The second delicate point is the case split on $\cos 2x\ge 0$ versus $\cos 2x<0$. A failure to separate these cases would incorrectly drop the absolute value and produce an incorrect inequality region.
The third delicate point is the final interval simplification, where overlapping cases must be carefully unified; missing endpoint checks at $x=\frac{\pi}{4},\frac{3\pi}{2},\frac{7\pi}{4}$ would omit valid equality cases.
Alternative Approaches
A trigonometric substitution $t=\tan x$ transforms the inequality into a rational condition in $t$, since $\sin 2x$ and $\cos x$ both admit algebraic expressions in $t$. This yields a purely algebraic inequality in $t$ after clearing denominators, followed by a sign analysis on intervals corresponding to the monotonicity of $\tan x$.
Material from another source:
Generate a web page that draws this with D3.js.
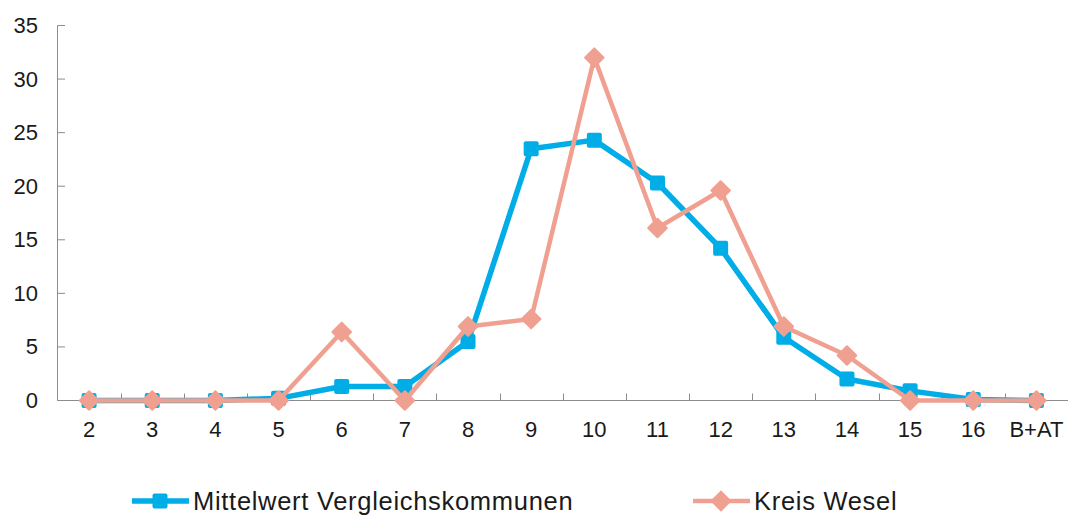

A second approach uses the identity
$$\sqrt{1+\sin 2x}-\sqrt{1-\sin 2x}= \sqrt{2},\sin x$$
after choosing appropriate branches, which converts the problem directly into a linear inequality in $\sin x$, though this requires careful justification of sign consistency across intervals.